Joshua Ortega’s story, involving a sick child, a desperate rock band and a few nondescript women, doesn’t get the traction it needs to keep the reader intrigued, and this is really due to the story’s pacing. Ortega shows us the moments leading up to the odd resurrection of a dead deer, but then he inexplicably brings us back to the past in order to do some character development.
Everything about the issue feels forced. The story lacks any smoothness in its transitions. While I get Ortega’s need to explain to the readers why his characters want to kill a bunch of ducks and pray to Satan over their corpses, the way in which he structures the story undermines any tension or flow. Instead, we follow a herky-jerky path backwards and forwards.
Additionally, Qing Ping Mui draws some sharp imagery, especially with animals, but his human characters leave a lot to be desired. Their faces mirror each other a bit too much, and sometimes people appear too stiff or misshapen. The effect takes you out of the story.
Plus, the final page, involving a president desperate to make a good impression on the public, is a bit too heavy-handed. It’s almost unnatural, because we know that no politician would be allowed near a biohazard zone, regardless of what it would do for his popularity.
I like the concept of The Other Dead, but its execution falls short of the bar needed to draw in more readers. Maybe the comic will surprise, but it has to claw its way out of the shadow of its predecessors. While I like the concept of the comic, I feel like it has a story I’ve read before. Ortega will have to work extra hard to keep readers interested in a tale involving zombies in a culture where zombies have saturated the market.
But with hints of black magic and voodoo, The Other Dead seems like it might be able to survive on its own.
Ultimate Comics Spider-Man #27
(Marvel – writer: Brian Michael Bendis; art: David Marquez)
Bannen’s Book of the Week: When Bendis’ plans come together, things turn out awesomely.
In this issue of Ultimate Spider-Man, Bendis creates a team-up between Miles Morales, Spider-Woman, Bombshell and Cloak and Dagger. They take on the Ultimate Taskmaster, a man who has the power to absorb and then use the power of his adversaries.
Bottom line: Bad news for the heroes.
Over the course of the issue, Bendis manages to reignite the spark that made Ultimate Spider-Man so much fun to read. The story is quick-paced, and once the fighting begins, the comics pages turn with a blur. The smoothness of the action is evident as we watch each hero take his/her turn at bringing down the Taskmaster, only to see him become a greater villain in each panel.
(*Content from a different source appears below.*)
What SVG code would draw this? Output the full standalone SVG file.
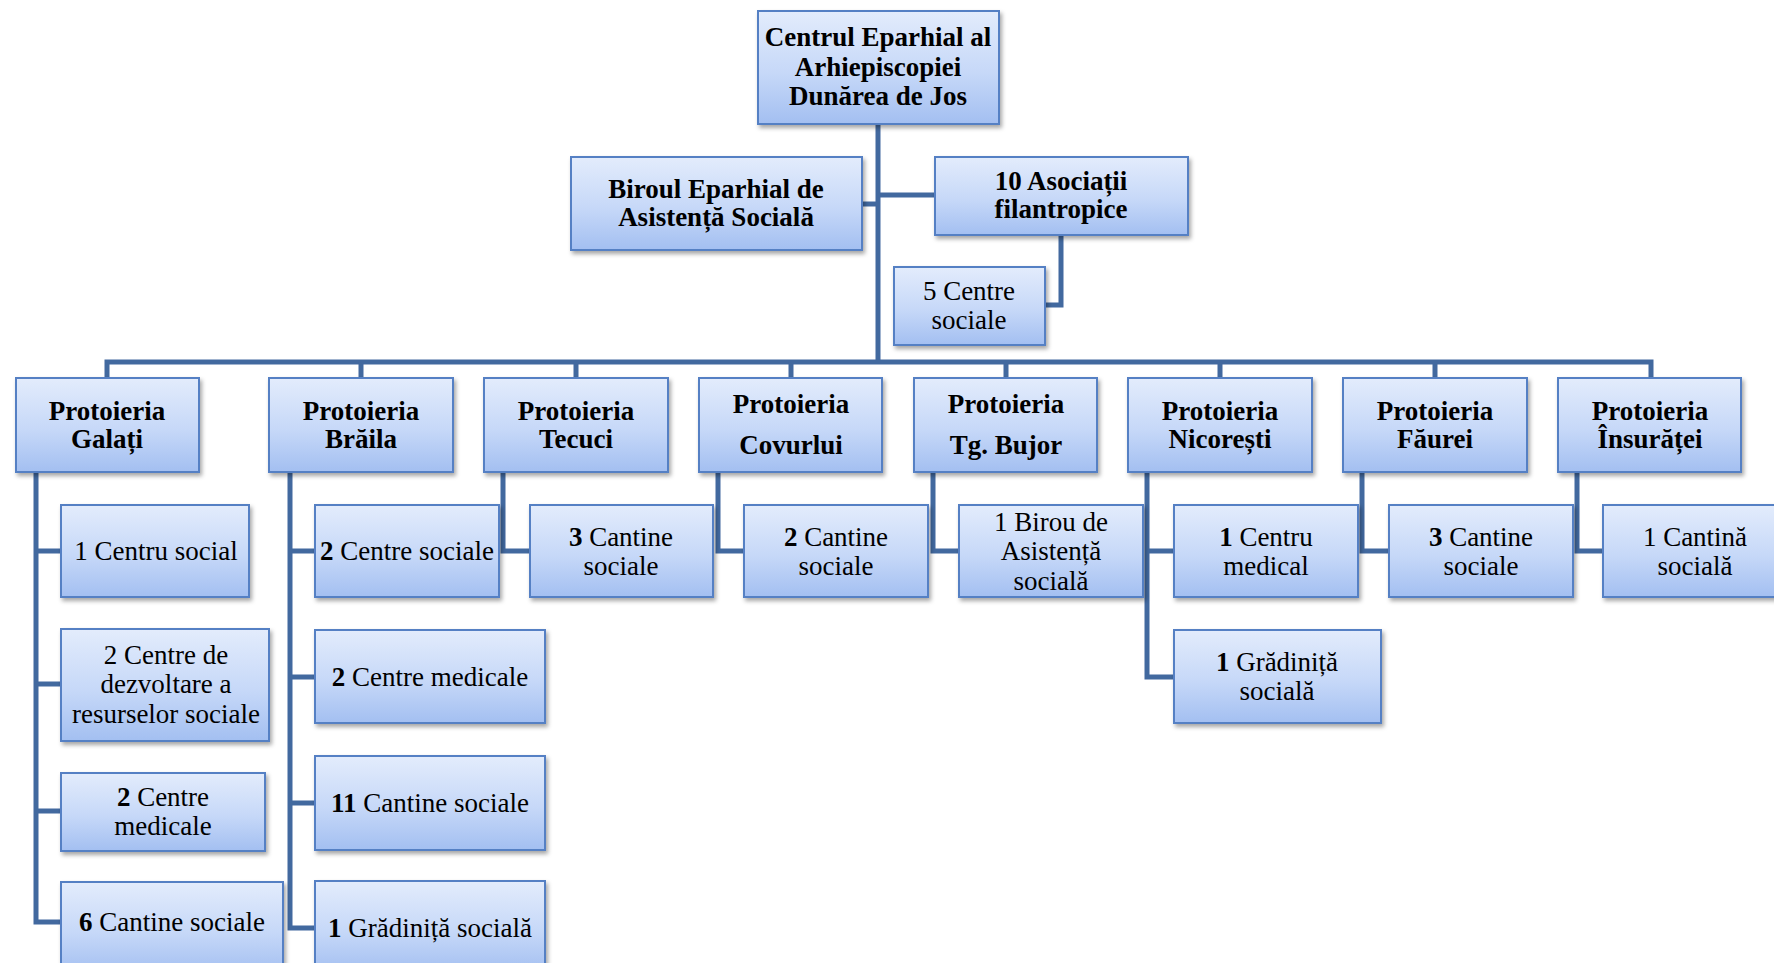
<svg xmlns="http://www.w3.org/2000/svg" width="1774" height="963" viewBox="0 0 1774 963">
<defs>
<linearGradient id="g" x1="0" y1="0" x2="0" y2="1">
<stop offset="0" stop-color="#e3ecfc"/>
<stop offset="0.55" stop-color="#c6d8f8"/>
<stop offset="1" stop-color="#a3bff1"/>
</linearGradient>
<filter id="sh" x="-10%" y="-10%" width="125%" height="130%">
<feDropShadow dx="2" dy="3" stdDeviation="2" flood-color="#000" flood-opacity="0.35"/>
</filter>
</defs>
<style>
.box{fill:url(#g);stroke:#5480c4;stroke-width:2;filter:url(#sh)}
text{font-family:"Liberation Serif","Times New Roman",serif;font-size:27px;fill:#000;text-anchor:middle}
.b{font-weight:bold}
.c{fill:none;stroke:#42699f;stroke-width:5;stroke-linejoin:miter}
</style>
<rect width="1774" height="963" fill="#fff"/>
<g id="connectors">
<path class="c" d="M878 124V362"/>
<path class="c" d="M862 204H878"/>
<path class="c" d="M878 195H935"/>
<path class="c" d="M1061 235V305H1045"/>
<path class="c" d="M107 378V362H1651V378"/>
<path class="c" d="M361 362V378M576 362V378M791 362V378M1006 362V378M1220 362V378M1435 362V378"/>
<path class="c" d="M36 472V922H61M36 551H61M36 684H61M36 811H61"/>
<path class="c" d="M290 472V928H315M290 551H315M290 677H315M290 803H315"/>
<path class="c" d="M503 472V551H530"/>
<path class="c" d="M718 472V551H744"/>
<path class="c" d="M933 472V551H959"/>
<path class="c" d="M1147 472V677H1174M1147 551H1174"/>
<path class="c" d="M1362 472V551H1389"/>
<path class="c" d="M1577 472V551H1603"/>
</g>
<g id="n-centrul"><rect class="box" x="758" y="11" width="241" height="113"/><text class="b" x="878" y="46">Centrul Eparhial al</text><text class="b" x="878" y="76">Arhiepiscopiei</text><text class="b" x="878" y="105">Dunărea de Jos</text></g>
<g id="n-biroul"><rect class="box" x="571" y="157" width="291" height="93"/><text class="b" x="716" y="198">Biroul Eparhial de</text><text class="b" x="716" y="226">Asistență Socială</text></g>
<g id="n-asociatii"><rect class="box" x="935" y="157" width="253" height="78"/><text class="b" x="1061" y="190">10 Asociații</text><text class="b" x="1061" y="218">filantropice</text></g>
<g id="n-5centre"><rect class="box" x="894" y="267" width="151" height="78"/><text x="969" y="300">5 Centre</text><text x="969" y="329">sociale</text></g>
<g id="n-galati"><rect class="box" x="16" y="378" width="183" height="94"/><text class="b" x="107" y="420">Protoieria</text><text class="b" x="107" y="448">Galați</text></g>
<g id="n-braila"><rect class="box" x="269" y="378" width="184" height="94"/><text class="b" x="361" y="420">Protoieria</text><text class="b" x="361" y="448">Brăila</text></g>
<g id="n-tecuci"><rect class="box" x="484" y="378" width="184" height="94"/><text class="b" x="576" y="420">Protoieria</text><text class="b" x="576" y="448">Tecuci</text></g>
<g id="n-covurlui"><rect class="box" x="699" y="378" width="183" height="94"/><text class="b" x="791" y="413">Protoieria</text><text class="b" x="791" y="454">Covurlui</text></g>
<g id="n-bujor"><rect class="box" x="914" y="378" width="183" height="94"/><text class="b" x="1006" y="413">Protoieria</text><text class="b" x="1006" y="454">Tg. Bujor</text></g>
<g id="n-nicoresti"><rect class="box" x="1128" y="378" width="184" height="94"/><text class="b" x="1220" y="420">Protoieria</text><text class="b" x="1220" y="448">Nicorești</text></g>
<g id="n-faurei"><rect class="box" x="1343" y="378" width="184" height="94"/><text class="b" x="1435" y="420">Protoieria</text><text class="b" x="1435" y="448">Făurei</text></g>
<g id="n-insuratei"><rect class="box" x="1558" y="378" width="183" height="94"/><text class="b" x="1650" y="420">Protoieria</text><text class="b" x="1650" y="448">Însurăței</text></g>
<g id="n-g1"><rect class="box" x="61" y="505" width="188" height="92"/><text x="156" y="560">1 Centru social</text></g>
<g id="n-g2"><rect class="box" x="61" y="629" width="208" height="112"/><text x="166" y="664">2 Centre de</text><text x="166" y="693">dezvoltare a</text><text x="166" y="723">resurselor sociale</text></g>
<g id="n-g3"><rect class="box" x="61" y="773" width="204" height="78"/><text x="163" y="806"><tspan class="b">2</tspan> Centre</text><text x="163" y="835">medicale</text></g>
<g id="n-g4"><rect class="box" x="61" y="882" width="222" height="92"/><text x="172" y="931"><tspan class="b">6</tspan> Cantine sociale</text></g>
<g id="n-b1"><rect class="box" x="315" y="505" width="184" height="92"/><text x="407" y="560"><tspan class="b">2</tspan> Centre sociale</text></g>
<g id="n-b2"><rect class="box" x="315" y="630" width="230" height="93"/><text x="430" y="686"><tspan class="b">2</tspan> Centre medicale</text></g>
<g id="n-b3"><rect class="box" x="315" y="756" width="230" height="94"/><text x="430" y="812"><tspan class="b">11</tspan> Cantine sociale</text></g>
<g id="n-b4"><rect class="box" x="315" y="881" width="230" height="92"/><text x="430" y="937"><tspan class="b">1</tspan> Grădiniță socială</text></g>
<g id="n-t1"><rect class="box" x="530" y="505" width="183" height="92"/><text x="621" y="546"><tspan class="b">3</tspan> Cantine</text><text x="621" y="575">sociale</text></g>
<g id="n-c1"><rect class="box" x="744" y="505" width="184" height="92"/><text x="836" y="546"><tspan class="b">2</tspan> Cantine</text><text x="836" y="575">sociale</text></g>
<g id="n-tb1"><rect class="box" x="959" y="505" width="184" height="92"/><text x="1051" y="531">1 Birou de</text><text x="1051" y="560">Asistență</text><text x="1051" y="590">socială</text></g>
<g id="n-n1"><rect class="box" x="1174" y="505" width="184" height="92"/><text x="1266" y="546"><tspan class="b">1</tspan> Centru</text><text x="1266" y="575">medical</text></g>
<g id="n-n2"><rect class="box" x="1174" y="630" width="207" height="93"/><text x="1277" y="671"><tspan class="b">1</tspan> Grădiniță</text><text x="1277" y="700">socială</text></g>
<g id="n-f1"><rect class="box" x="1389" y="505" width="184" height="92"/><text x="1481" y="546"><tspan class="b">3</tspan> Cantine</text><text x="1481" y="575">sociale</text></g>
<g id="n-i1"><rect class="box" x="1603" y="505" width="184" height="92"/><text x="1695" y="546">1 Cantină</text><text x="1695" y="575">socială</text></g>
</svg>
Bendis also plays a little with a double narrator, sometimes switching into Spider-Woman’s head. This way, we can see her thoughts about Miles as well as Miles’ thoughts about the predicament in which he finds himself. The internal dialogue manages to keep the trademark Bendis humor alive, even in the direst of circumstances. The buildup towards Roxxon as the ultimate villain is great, as Bendis places all of his cards on the table, setting the stage for a fantastic conclusion to this arc.
And David Marquez’s art is just beautiful. Every image is polished and sharp, every drawing detailed and crisp. Marquez doesn’t go so far as to cross the line between fantasy and reality, but the images he creates definitely heighten the importance of the situation. Plus, with colors by Justin Ponsor, each illustration shines brightly.
When Bendis hits his stride, stories come together nicely. That’s what happened in this issue. Bendis has all of his pieces in play, and, judging by how solidly he structured the story, I’m sure we’ll be satisfied by the conclusion.
I’m glad Miles is Spider-Man again, and now I want to see him prove that he deserves Peter Parker’s praise. Hopefully, Bendis will deliver.